The next major gain came with reproductive rights. The 1965 Supreme Court case, Griswold v. Connecticut, gave couples access to oral contraceptives without interference from the state. However, abortion remained strictly forbidden in most states until the Burger Court decided Roe v. Wade in 1973. The court made the decision using the Fourth Amendment's clause on "right to privacy," thus allowing women to determine their own lives based on their personal circumstances.
All of these gains in education, employment, financial access and, particularly, access to reproductive care, were hard-won. Women and their feminist allies continue to fight to maintain these gains, though some have been stripped away. Many states, particularly in the South, make it very difficult for low-income women to have access to reproductive care, as they find ways to restrict abortion and other services without disobeying the law altogether.
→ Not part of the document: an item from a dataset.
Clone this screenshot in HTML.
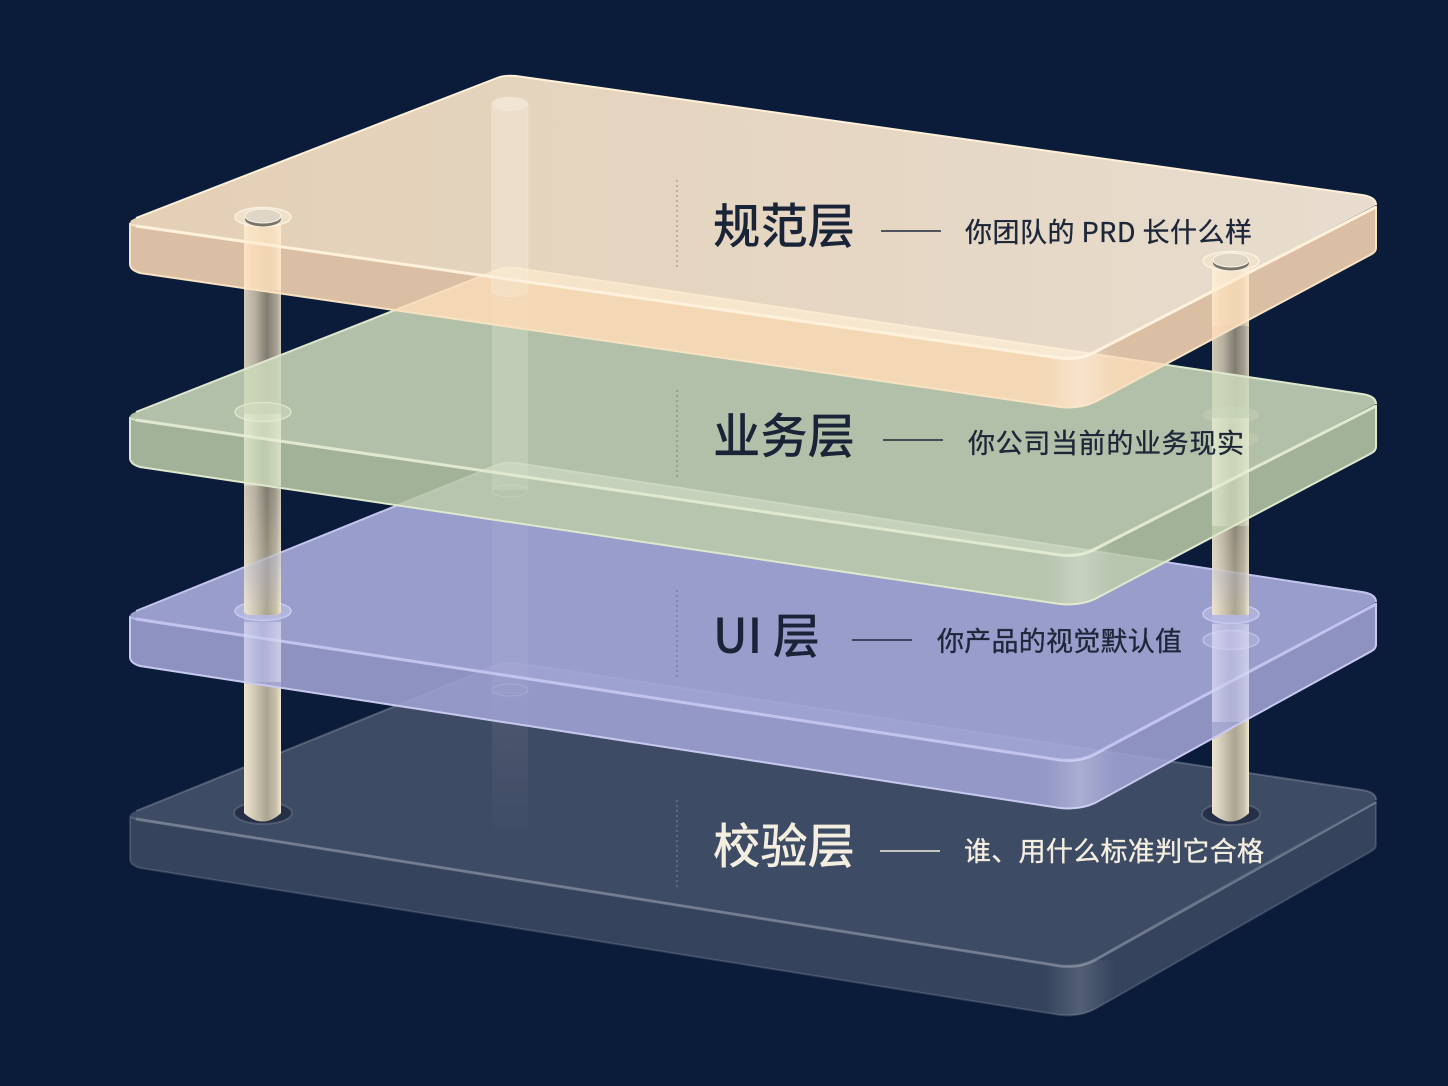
<!DOCTYPE html>
<html lang="zh"><head><meta charset="utf-8"><style>
html,body{margin:0;padding:0;background:#0b1c3a;width:1448px;height:1086px;overflow:hidden}
svg{display:block}
text{font-family:"Liberation Sans","Noto Sans CJK SC",sans-serif}
.h{font-family:"Noto Sans CJK SC","Liberation Sans",sans-serif;font-size:48px;font-weight:500;fill:#1a2438}
.s{font-family:"Noto Sans CJK SC","Liberation Sans",sans-serif;font-size:27px;fill:#1d2739;stroke:#1d2739;stroke-width:.35}
</style></head><body>
<svg width="1448" height="1086" viewBox="0 0 1448 1086" xmlns="http://www.w3.org/2000/svg">
<defs>
<linearGradient id="rod" x1="0" x2="1" y1="0" y2="0"><stop offset="0" stop-color="#d2c9b7"/><stop offset=".3" stop-color="#b8b0a0"/><stop offset=".62" stop-color="#817c70"/><stop offset=".88" stop-color="#a7a193"/><stop offset="1" stop-color="#cfc7b5"/></linearGradient>
<linearGradient id="rodb" x1="0" x2="1" y1="0" y2="0"><stop offset="0" stop-color="#eee5cf"/><stop offset=".3" stop-color="#cfc7b3"/><stop offset=".62" stop-color="#aaa491"/><stop offset=".88" stop-color="#cbc3ae"/><stop offset="1" stop-color="#f2e8cf"/></linearGradient>
<linearGradient id="ogl" x1="0" x2="1" y1="0" y2="0"><stop offset="0" stop-color="#fff2d8" stop-opacity=".5"/><stop offset=".2" stop-color="#fbe6c0" stop-opacity=".32"/><stop offset=".8" stop-color="#fbe6c0" stop-opacity=".32"/><stop offset="1" stop-color="#fff2d8" stop-opacity=".5"/></linearGradient>
<linearGradient id="ggl" x1="0" x2="1" y1="0" y2="0"><stop offset="0" stop-color="#eef2dc" stop-opacity=".5"/><stop offset=".5" stop-color="#dfe8cc" stop-opacity=".22"/><stop offset="1" stop-color="#eef2dc" stop-opacity=".5"/></linearGradient>
<linearGradient id="bgl" x1="0" x2="1" y1="0" y2="0"><stop offset="0" stop-color="#e6e4f5" stop-opacity=".55"/><stop offset=".5" stop-color="#cfcfee" stop-opacity=".28"/><stop offset="1" stop-color="#e6e4f5" stop-opacity=".55"/></linearGradient>
<linearGradient id="ot" x1="0" x2="1" y1="0" y2="0"><stop offset="0" stop-color="#fbe3c3"/><stop offset="1" stop-color="#fff1de"/></linearGradient>
<linearGradient id="band" x1="0" x2="1" y1="0" y2="0"><stop offset="0" stop-color="#fff" stop-opacity="0"/><stop offset=".5" stop-color="#fff" stop-opacity=".42"/><stop offset="1" stop-color="#fff" stop-opacity="0"/></linearGradient>
<linearGradient id="fadeL" gradientUnits="userSpaceOnUse" x1="0" x2="0" y1="490" y2="610"><stop offset="0" stop-color="#fff" stop-opacity="0"/><stop offset="1" stop-color="#fff" stop-opacity="1"/></linearGradient>
<linearGradient id="fadeD" gradientUnits="userSpaceOnUse" x1="0" x2="0" y1="690" y2="830"><stop offset="0" stop-color="#e0dfe8" stop-opacity=".09"/><stop offset="1" stop-color="#e0dfe8" stop-opacity=".01"/></linearGradient>
<mask id="m1" maskUnits="userSpaceOnUse" x="0" y="0" width="1448" height="1086"><rect x="200" y="485" width="1100" height="130" fill="url(#fadeL)"/></mask>
<clipPath id="cd"><path d="M130,817 L136,819 L1060,966 Q1080,968 1095,960 L1376,802 V845 Q1376,849 1370,852 L1095,1009 Q1080,1017 1060,1015 L140,868 Q130,865 130,859Z"/></clipPath>
<clipPath id="cb"><path d="M130,617 L136,619 L1060,760 Q1080,762 1095,754 L1376,604 V645 Q1376,649 1370,652 L1095,803 Q1080,810 1060,808 L140,666 Q130,663 130,657Z"/></clipPath>
<clipPath id="cg"><path d="M130,418 L136,420 L1060,555 Q1080,557 1095,549 L1376,406 V447 Q1376,451 1370,454 L1095,599 Q1080,606 1060,604 L140,467 Q130,464 130,458Z"/></clipPath>
<clipPath id="co"><path d="M130,224 L136,226 L1060,358 Q1080,360 1095,352 L1376,207 V248 Q1376,252 1370,255 L1095,402 Q1080,409 1060,407 L140,273 Q130,270 130,264Z"/></clipPath>
</defs>
<rect width="1448" height="1086" fill="#0b1c3a"/>

<!-- dark plate -->
<path d="M130,817 L136,819 L1060,966 Q1080,968 1095,960 L1376,802 V845 Q1376,849 1370,852 L1095,1009 Q1080,1017 1060,1015 L140,868 Q130,865 130,859Z" fill="#c4c8d4" fill-opacity=".23" stroke="#fff" stroke-opacity=".14" stroke-width="2"/>
<path d="M130,816 Q130,813 136,811 L497,665 Q505,662 516,663 L1362,790 Q1376,792 1376,800 L1095,960 Q1080,968 1060,966 L136,819 Q130,818 130,816Z" fill="#bcc0cc" fill-opacity=".29"/>
<path d="M136,819 L1060,966 Q1080,968 1095,960 L1376,802" fill="none" stroke="#a5abb8" stroke-opacity=".42" stroke-width="3"/>
<path d="M136,811 L497,665 Q505,662 516,663 L1362,790 Q1376,792 1376,800" fill="none" stroke="#a5abb8" stroke-opacity=".36" stroke-width="2"/>
<rect x="1045" y="960" width="70" height="60" fill="url(#band)" opacity=".35" clip-path="url(#cd)"/>

<!-- rod wells on dark plate -->
<ellipse cx="263" cy="813" rx="29" ry="11" fill="#252f48" stroke="#5f6779" stroke-opacity=".7" stroke-width="2"/>
<ellipse cx="1231" cy="814" rx="29" ry="11" fill="#252f48" stroke="#5f6779" stroke-opacity=".7" stroke-width="2"/>

<!-- rods behind plates -->
<path d="M244,222 V813 Q263,830 281,813 V222Z" fill="url(#rod)"/>
<path d="M1212,262 V813 Q1231,830 1249,813 V262Z" fill="url(#rod)"/>
<rect x="492" y="104" width="36" height="590" fill="#d8d2c4" opacity=".24"/>
<rect x="492" y="690" width="36" height="140" fill="url(#fadeD)"/>
<!-- lower beige segments -->
<path d="M244,625 V813 Q263,830 281,813 V625Z" fill="url(#rodb)"/>
<path d="M1212,625 V813 Q1231,830 1249,813 V625Z" fill="url(#rodb)"/>

<!-- blue plate -->
<path d="M130,617 L136,619 L1060,760 Q1080,762 1095,754 L1376,604 V645 Q1376,649 1370,652 L1095,803 Q1080,810 1060,808 L140,666 Q130,663 130,657Z" fill="#9fa3d4" fill-opacity=".88" stroke="#c9c9f0" stroke-width="2"/>
<path d="M130,616 Q130,613 136,611 L497,465 Q505,462 516,463 L1362,592 Q1376,594 1376,602 L1095,754 Q1080,762 1060,760 L136,619 Q130,618 130,616Z" fill="#a9acdc" fill-opacity=".9"/>
<path d="M136,619 L1060,760 Q1080,762 1095,754 L1376,604" fill="none" stroke="#c3c4ee" stroke-width="3"/>
<path d="M136,611 L497,465 Q505,462 516,463 L1362,592 Q1376,594 1376,602" fill="none" stroke="#c3c4ee" stroke-width="2"/>
<rect x="1045" y="750" width="70" height="62" fill="url(#band)" opacity=".5" clip-path="url(#cb)"/>
<ellipse cx="263" cy="611" rx="28" ry="9.5" fill="#c5c6ea" fill-opacity=".55" stroke="#c9caf0" stroke-width="1.5"/>
<ellipse cx="1231" cy="614" rx="28" ry="9.5" fill="#c5c6ea" fill-opacity=".5" stroke="#c9caf0" stroke-width="1.5"/>
<ellipse cx="1231" cy="640" rx="28" ry="9.5" fill="#c5c6ea" fill-opacity=".35" stroke="#c9caf0" stroke-opacity=".7" stroke-width="1.5"/>
<ellipse cx="510" cy="690" rx="18" ry="6" fill="none" stroke="#c9caf0" stroke-opacity=".3"/>
<!-- rod stubs standing on blue -->
<g mask="url(#m1)">
<path d="M244,470 V612 Q263,630 281,612 V470Z" fill="url(#rodb)"/>
<path d="M1212,470 V614 Q1231,632 1249,614 V470Z" fill="url(#rodb)"/>
</g>
<!-- rod segments through blue -->
<rect x="244" y="622" width="37" height="60" fill="url(#bgl)"/>
<rect x="1212" y="624" width="37" height="98" fill="url(#bgl)"/>

<!-- green plate -->
<path d="M130,418 L136,420 L1060,555 Q1080,557 1095,549 L1376,406 V447 Q1376,451 1370,454 L1095,599 Q1080,606 1060,604 L140,467 Q130,464 130,458Z" fill="#bccba9" fill-opacity=".86" stroke="#dfe8cc" stroke-width="2"/>
<path d="M130,417 Q130,414 136,412 L497,270 Q505,267 516,268 L1362,394 Q1376,396 1376,404 L1095,549 Q1080,557 1060,555 L136,420 Q130,419 130,417Z" fill="#cdd9ba" fill-opacity=".87"/>
<path d="M136,420 L1060,555 Q1080,557 1095,549 L1376,406" fill="none" stroke="#e0e9cf" stroke-width="3"/>
<path d="M136,412 L497,270 Q505,267 516,268 L1362,394 Q1376,396 1376,404" fill="none" stroke="#dfe8cf" stroke-width="2"/>
<rect x="1045" y="545" width="70" height="62" fill="url(#band)" opacity=".55" clip-path="url(#cg)"/>
<ellipse cx="263" cy="412" rx="28" ry="9.5" fill="#d5dfc4" fill-opacity=".45" stroke="#dde5cc" stroke-width="1.5"/>
<ellipse cx="1231" cy="415" rx="28" ry="9" fill="#d5dfc4" fill-opacity=".25"/>
<ellipse cx="1231" cy="439" rx="28" ry="9" fill="#d5dfc4" fill-opacity=".2"/>
<ellipse cx="510" cy="491" rx="18" ry="6" fill="none" stroke="#dde5cc" stroke-opacity=".3"/>
<!-- rods through green -->
<rect x="244" y="414" width="37" height="72" fill="url(#ggl)"/>
<rect x="1212" y="418" width="37" height="108" fill="url(#ggl)"/>
<rect x="492" y="300" width="36" height="190" fill="#e6ebd7" opacity=".16"/>

<!-- orange plate -->
<path d="M130,224 L136,226 L1060,358 Q1080,360 1095,352 L1376,207 V248 Q1376,252 1370,255 L1095,402 Q1080,409 1060,407 L140,273 Q130,270 130,264Z" fill="#ffdcb9" fill-opacity=".85" stroke="#f7e3c2" stroke-width="2"/>
<path d="M130,223 Q130,220 136,218 L497,78 Q505,75 516,76 L1362,195 Q1376,197 1376,205 L1095,352 Q1080,360 1060,358 L136,226 Q130,225 130,223Z" fill="url(#ot)" fill-opacity=".9"/>
<path d="M136,226 L1060,358 Q1080,360 1095,352 L1376,207" fill="none" stroke="#fff1dc" stroke-width="3"/>
<path d="M136,218 L497,78 Q505,75 516,76 L1362,195 Q1376,197 1376,205" fill="none" stroke="#fff0d8" stroke-width="2"/>
<rect x="1045" y="350" width="70" height="62" fill="url(#band)" opacity=".7" clip-path="url(#co)"/>

<!-- rods over orange -->
<path d="M492,104 A18,7 0 0 1 528,104 V292 Q510,302 492,292Z" fill="#f6efe2" fill-opacity=".3" stroke="#fbf3e4" stroke-opacity=".3"/>
<ellipse cx="510" cy="104" rx="18" ry="7" fill="#f0e6d3"/>
<rect x="244" y="224" width="37" height="66" fill="url(#ogl)"/>
<rect x="1212" y="266" width="37" height="60" fill="url(#ogl)"/>
<!-- caps -->
<ellipse cx="263" cy="217" rx="28" ry="9.5" fill="#f0e1ca" stroke="#fbf1df" stroke-width="1.5"/>
<ellipse cx="263" cy="219" rx="18" ry="7.5" fill="#77736a"/>
<ellipse cx="263" cy="216" rx="18" ry="7" fill="#e0d6c6" stroke="#fbf5e8"/>
<ellipse cx="1231" cy="261" rx="28" ry="9.5" fill="#f0e1ca" stroke="#fbf1df" stroke-width="1.5"/>
<ellipse cx="1231" cy="263" rx="18" ry="7.5" fill="#77736a"/>
<ellipse cx="1231" cy="260" rx="18" ry="7" fill="#e0d6c6" stroke="#fbf5e8"/>

<!-- labels -->
<line x1="677" y1="180" x2="677" y2="268" stroke="#6f6c66" stroke-opacity=".7" stroke-dasharray="2 3"/>
<line x1="677" y1="390" x2="677" y2="478" stroke="#5b655a" stroke-opacity=".7" stroke-dasharray="2 3"/>
<line x1="677" y1="590" x2="677" y2="677" stroke="#4f5480" stroke-opacity=".7" stroke-dasharray="2 3"/>
<line x1="677" y1="800" x2="677" y2="887" stroke="#aeb3bf" stroke-opacity=".6" stroke-dasharray="2 3"/>

<text class="h" x="713" y="243" textLength="142" lengthAdjust="spacingAndGlyphs">规范层</text>
<line x1="881" y1="231" x2="941" y2="231" stroke="#1d2739" stroke-width="1.6"/>
<text class="s" x="965" y="242" textLength="287">你团队的 PRD 长什么样</text>

<text class="h" x="713" y="453" textLength="142" lengthAdjust="spacingAndGlyphs">业务层</text>
<line x1="883" y1="440" x2="943" y2="440" stroke="#1d2739" stroke-width="1.6"/>
<text class="s" x="968" y="453" textLength="276">你公司当前的业务现实</text>

<text class="h" x="713" y="653" textLength="107" lengthAdjust="spacingAndGlyphs">UI 层</text>
<line x1="852" y1="640" x2="912" y2="640" stroke="#1d2739" stroke-width="1.6"/>
<text class="s" x="937" y="651" textLength="245">你产品的视觉默认值</text>

<text class="h" x="713" y="863" textLength="142" lengthAdjust="spacingAndGlyphs" style="fill:#f3eee0">校验层</text>
<line x1="880" y1="851" x2="940" y2="851" stroke="#f3eee0" stroke-width="1.6"/>
<text class="s" x="964" y="861" textLength="300" style="fill:#f3eee0;stroke:#f3eee0">谁、用什么标准判它合格</text>
</svg>
</body></html>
The Lilly Ledbetter Fair Pay Act is intended to close the wage gap between men and women, but employers still pay women less than their male counterparts and wages are lower for women of color than they are for white women.
In education, rape remains very prevalent on college campuses with administrators often doing more to protect the reputation of their colleges and universities than students. Finally, despite some strides, women remain woefully underrepresented in the STEM fields and frequently report discouragement from their male peers, such as the unwillingness of many male scientists to co-write papers with female colleagues.
Though our ideas about who women can be have hugely expanded, allowing for a wide array of expressions of gender identity, as well as the inclusion of transgender women, there is still an expectation that women fulfill traditional roles. Women still perform the majority of housework. Women are still valued mainly according to their youth and beauty and are held to standards of beauty, while men are not. Women who choose not to marry or have children are still regarded as oddballs. Lastly, there is still a tendency to view women as emotionally unstable when they are express their emotions or as frigid when they choose stoicism.
Some things change, others stubbornly remain the same.